Directly Connecting Green Hill Pond with the Ocean

Opening up Green Hill Pond to the ocean is not a new idea. In 1971, the Rhode Island Division of Fish and Wildlife (the predecessor of DEM) evaluated the idea of constructing a permanent 50-foot wide open breachway to improve water quality and allow recreational boating direct access to the ocean. The main problem they identified was that the tidal amplitude would increase from roughly 6 inches to nearly 3 feet. As a result, they concluded that “the pond area would be reduced to a tidal muck flat of little value” during low tide. Their full report can be found HERE.

In 2011 the engineering consulting firm Woodard and Curran (W&C) proposed a conceptual breachway design consisting of a set of three, 700-foot-long box culverts, covered by a bridge deck for pedestrian access. Their full report can be found HERE. This proposed breachway would be located on a parcel of land owned by DEM. With such a breachway in place, W&C estimated that nitrogen levels would be reduced by 80%. However, unlike the 1971 report, there was no attempt by W&C to evaluate the environmental impact of their proposal.
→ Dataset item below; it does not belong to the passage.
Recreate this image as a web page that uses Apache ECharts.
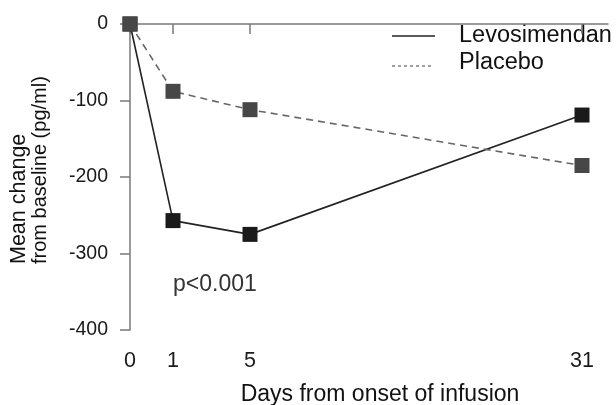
<!DOCTYPE html>
<html><head><meta charset="utf-8">
<script src="https://cdn.jsdelivr.net/npm/echarts@6/dist/echarts.min.js"></script>
<style>html,body{margin:0;padding:0;background:#fff}#c{width:616px;height:405px}</style>
</head><body><div id="c"></div>
<script>
// ---- data ----
const dayTicks = [0, 1, 5, 31];
const levosimendan = [0, -257, -275, -119];
const placebo = [0, -88, -112, -185];
const yTicks = [0, -100, -200, -300, -400];
const seriesNames = ['Levosimendan', 'Placebo'];
const xTitle = 'Days from onset of infusion';
const yTitle = ['Mean change', 'from baseline (pg/ml)'];
const note = 'p<0.001';

// ---- layout: the original x axis is unevenly spaced; map days onto drawing slots ----
const daySlots = [0, 43, 120, 452];
const slotMax = 478;
function dayToSlot(d) {
  for (let i = 0; i < dayTicks.length - 1; i++) {
    if (d <= dayTicks[i + 1]) {
      const t = (d - dayTicks[i]) / (dayTicks[i + 1] - dayTicks[i]);
      return daySlots[i] + t * (daySlots[i + 1] - daySlots[i]);
    }
  }
  return daySlots[daySlots.length - 1];
}
const FONT = 'Liberation Sans, Arial, sans-serif';

const chart = echarts.init(document.getElementById('c'), null, {renderer: 'canvas'});
const axisGray = '#7a7a7a';
chart.setOption({
  animation: false,
  backgroundColor: '#fff',
  grid: {left: 130, right: 8, top: 24, bottom: 75},
  xAxis: {
    type: 'value', min: 0, max: slotMax,
    axisLine: {show: true, lineStyle: {color: axisGray, width: 1.5}},
    axisTick: {show: true, length: 10, inside: false, customValues: daySlots, lineStyle: {color: axisGray, width: 1.5}},
    axisLabel: {customValues: daySlots, margin: 20, color: '#1a1a1a', fontSize: 21.5, fontFamily: FONT,
      formatter: v => String(dayTicks[daySlots.indexOf(v)])},
    splitLine: {show: false}
  },
  yAxis: {
    type: 'value', min: -400, max: 0, interval: 100,
    axisLine: {show: true, lineStyle: {color: axisGray, width: 1.5}},
    axisTick: {show: true, length: 10, lineStyle: {color: axisGray, width: 1.5}},
    axisLabel: {margin: 22, color: '#1a1a1a', fontSize: 19.5, fontFamily: FONT,
      formatter: v => yTicks.includes(v) ? String(v) : ''},
    splitLine: {show: false}
  },
  series: [
    {
      name: seriesNames[0], type: 'line', z: 3,
      data: dayTicks.map((d, i) => [dayToSlot(d), levosimendan[i]]),
      symbol: 'rect', symbolSize: 15,
      itemStyle: {color: '#1a1a1a'},
      lineStyle: {color: '#222', width: 1.6, type: 'solid'}
    },
    {
      name: seriesNames[1], type: 'line', z: 4,
      data: dayTicks.map((d, i) => [dayToSlot(d), placebo[i]]),
      symbol: 'rect', symbolSize: 15,
      itemStyle: {color: '#474747'},
      lineStyle: {color: '#666', width: 1.6, type: [7, 5]}
    }
  ],
  graphic: [
    // legend
    {type: 'line', shape: {x1: 392, y1: 36, x2: 435, y2: 36}, style: {stroke: '#222', lineWidth: 1.6}},
    {type: 'text', x: 459, y: 36, style: {text: seriesNames[0], font: '23.5px ' + FONT, fill: '#111', verticalAlign: 'middle', align: 'left'}},
    {type: 'line', shape: {x1: 392, y1: 66, x2: 432, y2: 66}, style: {stroke: '#777', lineWidth: 1.4, lineDash: [3, 3]}},
    {type: 'text', x: 459, y: 63, style: {text: seriesNames[1], font: '23.5px ' + FONT, fill: '#111', verticalAlign: 'middle', align: 'left'}},
    // note
    {type: 'text', x: 173, y: 285, style: {text: note, font: '23px ' + FONT, fill: '#333', verticalAlign: 'middle', align: 'left'}},
    // x title
    {type: 'text', x: 380, y: 395, style: {text: xTitle, font: '23px ' + FONT, fill: '#111', verticalAlign: 'middle', align: 'center'}},
    // y title (rotated, two lines)
    {type: 'text', x: 19, y: 264, rotation: Math.PI / 2, style: {text: yTitle[0], font: '21.5px ' + FONT, fill: '#111', verticalAlign: 'middle', align: 'left'}},
    {type: 'text', x: 40, y: 264, rotation: Math.PI / 2, style: {text: yTitle[1], font: '20px ' + FONT, fill: '#111', verticalAlign: 'middle', align: 'left'}}
  ]
});
</script></body></html>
Indeed, there is so much uncertainty about its impact that W&C recommended constructing first a small experimental temporary breachway to be able to evaluate the feasibility of a full scale breachway, especially regarding its impact on the pond’s tidal amplitude, water quality, biology, rate of siltation, and flooding risk. In addition, W&C noted that there would be a considerable number of federal, state, and local regulatory approvals required for such a project, with no guarantee of unanimous consent. In discussing this idea with local landowners, FGHP has found considerable opposition to the idea of essentially digging a 24-foot-wide trench through unspoiled natural beach dunes. Access rights to the project area could be a problem since virtually all the land around the DEM parcel and the nearest road are privately owned. Finally, deed restrictions on the permitted use of the DEM land prohibit any changes to the land, including the construction of a breachway.


Over the years, FGHP has heard and evaluated several variations of the basic breachway idea. For example, one idea was to dig a temporary trench and, after it silts up, dig it again. While this variation might make it easier to secure CRMC approval, all of the other challenges remain with one additional one—the requirement to repeat this process every few months indefinitely.

There is little doubt that a direct connection with the ocean will likely have the biggest and fastest impact on improving water quality. Unfortunately, for all the options considered so far, the challenges and risks are substantial. Nonetheless, FGHP remains open to considering some type of direct connection to the ocean that can feasibly be implemented and would be supported by all the key stakeholders.